Abaküs Yazılım
9. Hukuk Dairesi
Esas No: 2021/3708
Karar No: 2021/7774
Karar Tarihi: 08.04.2021

Yargıtay 9. Hukuk Dairesi 2021/3708 Esas 2021/7774 Karar Sayılı İlamı

9. Hukuk Dairesi         2021/3708 E.  ,  2021/7774 K.

    "İçtihat Metni"

    BÖLGE ADLİYE
    MAHKEMESİ : ... 31. Hukuk Dairesi
    DAVA TÜRÜ : ALACAK

    İLK DERECE
    MAHKEMESİ : ... Asliye Hukuk (İş) Mahkemesi

    Taraflar arasında görülen dava sonucunda verilen kararın, temyizen incelenmesi davalı vekili tarafından istenilmekle, temyiz talebinin süresinde olduğu anlaşıldı. Dava dosyası için Tetkik Hakimi tarafından düzenlenen rapor dinlendikten sonra dosya incelendi, gereği konuşulup düşünüldü:
    Y A R G I T A Y K A R A R I
    Davacı İsteminin Özeti:
    Davacı vekili dava dilekçesinde özetle; davacının, davalı işyerinde 1993 yılının Mayıs ayından 2016 yılının Şubat ayına kadar sorumlu müdür olarak çalıştığını, iş sözleşmesine haksız olarak son verildiğini, işyerinde haftanın 7 günü 07:00-24:00 saatleri arasında çalıştığını, hafta tatili yapmadığını ve yıllık izin kullanmadığını belirterek kıdem tazminatı, ihbar tazminatı, yıllık izin ücreti, fazla mesai ücreti, ulusal bayram ve genel tatil ücreti, hafta tatili ücreti taleplerinin davalıdan tahsilini talep ve dava etmiştir.
    Davalı Cevabının Özeti:
    Davalı vekili davanın reddini savunmuştur.
    İlk Derece Mahkemesi Kararının Özeti:
    İlk Derece Mahkemesince, toplanan kanıtlar ve bilirkişi raporuna dayanılarak davanı kısmen kabulüne karar verilmiştir.
    İstinaf Başvurusu :
    İlk Derece Mahkemesinin kararına karşı, taraf vekilleri istinaf başvurusunda bulunmuştur.
    Bölge Adliye Mahkemesi Kararının Özeti :
    Bölge Adliye Mahkemesince, davalının istinaf başvurusunun esastan reddine, davacının istinaf talebinin ise davacının tanık beyanlarına göre tespit edilen haftalık 49,5 saatlik fazla mesai süresinin, olmayan içtihada atıfla 18 saat kabul edilerek hüküm altına alınmasının hatalı olduğu gerekçesi ile kısmen kabulüne karar verilmiştir.
    Temyiz Başvurusu :
    Kararı, davalı vekili temyiz etmiştir.
    Gerekçe:
    1-Dosya kapsamının birlikte değerlendirilmesiyle yapılan inceleme sonucunda, uyuşmazlığa uygulanması gereken hukuk kurallarına göre, Bölge Adliye Mahkemesi kararının aşağıdaki bendin kapsamı dışında kalan yönleri usul ve kanuna uygun görülmüştür.
    2-Taraflar arasında davacı işçinin fazla mesai yapıp yapmadığı, yaptıysa süresi uyuşmazlık konusudur.
    Davacı işçi davalı işyerinde fazla mesai yaptığını ve karşılığı ücretinin ödenmediğini iddia etmekte, davalı işveren ise davacının fazla mesai hesaplanan dönemde çalışmadığını ileri sürmektedir.
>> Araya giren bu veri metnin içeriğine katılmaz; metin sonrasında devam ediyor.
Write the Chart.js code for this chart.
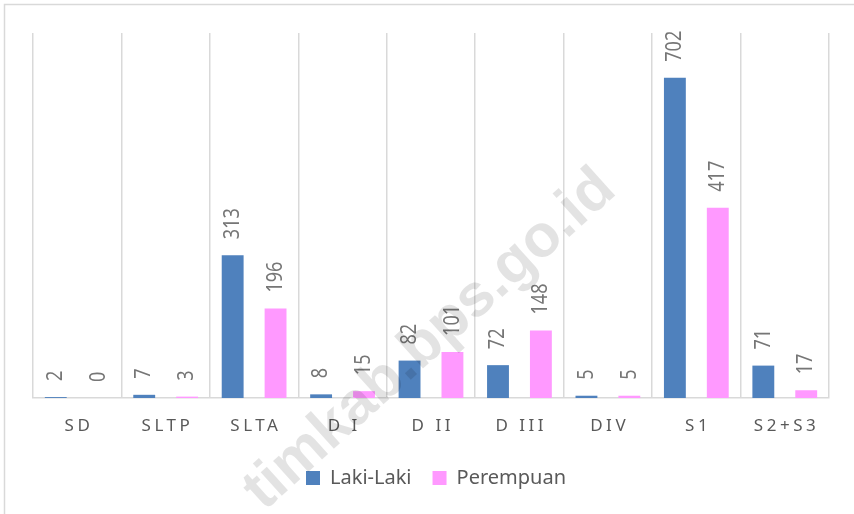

Davalı işverenin kabul etmediği çalışma süresi ve fazla mesai iddiasını ispat bakımından davacı işçi iki tanık dinletmiştir. Tanıklardan birisi davacının oğlu olup, ihtilaf konusu dönemde davacının davalı işyerinde çalıştığını açıkladıktan sonra mesaisinin de haftada 7 gün 07:30 ile ertesi gün 01:00-02:00 (günlük 17,5 -18,5 saat) arasında olduğunu ifade etmiştir. Diğer davacı tanığı ise davacı işçinin, davalı işyerinde ihtilaf konusu dönemde çalıştığını doğruladıktan sonra mesaisini haftada 7 gün 07:30 –24:00 şeklinde belirtmiştir. Davalının dinlettiği tanıklardan birisi ihtilaf konusu dönemde çalışmayı doğrulamış ise de dört kişi olan davalı tanıklarının hiçbiri hesap dönemindeki fazla mesai iddiasını doğrular beyanda bulunmamışlardır.
    Öncelikle davacı tanıklarından birisinin davacının öz oğlu oluşu nedeni ile bu tanığın beyanına ihtiyatla yaklaşılmalıdır. Diğer taraftan davacı tanıkları davacının 07:30’da işe başladığını söylerken bu bilgisinin görgüye mi yoksa duyuma mı dayalı olduğu, başka bir anlatımla bunu söyleyen davacı tanıklarının beyanlarının görgüye dayalı olabilmesi için kendilerinin de haftanın 7 günü 07:30 da işyerinde olmaları gerekmekte olduğuna göre kendilerinin de her gün 07:30’da işyerinde olup olmadıkları açıklattırılmamıştır. Keza davacının mesainin bitiş saati hakkında davacı tanıklarından biri saat 24:00 derken diğer tanık ise 01:00 -02:00 şeklinde beyanda bulunduğu halde bu beyanında duyuma değil görgüye dayalı olabilmesi için anılan tanıkların da haftanın 7 günü 24:00 -01:00 veya 02:00’ saatlerine kadar çalışıyor olmaları gerekmektedir. Aksi halde davacı tanıklarının beyanları görgüye dayalı değil duyuma dayalı, nakli beyan niteliğinde olacak olup hükme esas alınmaları da mümkün olmayacaktır.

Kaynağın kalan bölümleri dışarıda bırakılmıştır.